Baptiste Goujaud (Ecole polytechnique)

Constructive approaches to the analyses of gradient methods for Machine Learning

In the current era marked by an unprecedented surge in available data and computational prowess, the field of machine learning, and more specifically deep learning, has witnessed an extraordinary evolution. Among the important pieces underlying this success, machine learning algorithms heavily rely on optimization techniques to tune their parameters and enhance their predictive capabilities.

Among the myriad of optimization approaches, first-order algorithms have emerged as cornerstones, demonstrating a remarkable balance between efficacy and computational efficiency. Crucially, the development of strong optimization theory is pivotal in unraveling the full potential of first-order optimization to account for the specificities of learning applications. Among the keys to the success of first-order algorithms in learning applications, momentum-based algorithms have proven their effectiveness by significantly accelerating training procedures. The conceptual foundation provided by optimization theory has enabled the formulation of momentum, turning theoretical insights into a powerful and widely adopted practical optimization tool.

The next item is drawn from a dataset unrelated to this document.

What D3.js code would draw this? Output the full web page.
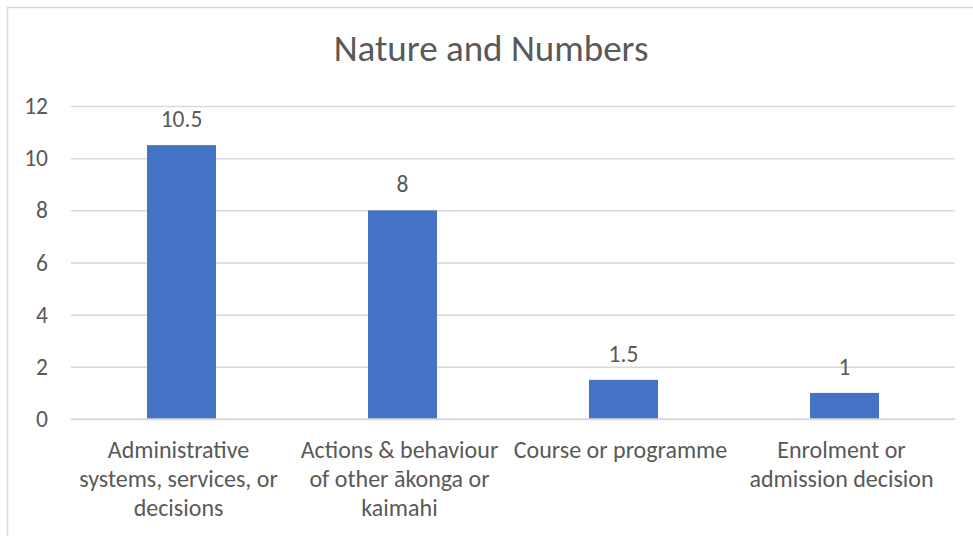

In this presentation, we provide constructive approaches to pursue and accelerate the effort to develop a strong theoretical foundation for first-order algorithms, and we show how the understanding of general structures underlying performance analyses allows obtaining improved algorithms and analyses for a number of situations. Finally, we discuss how it relates to the fundamental goal of machine learning algorithms: obtaining certifiable models with good generalization properties.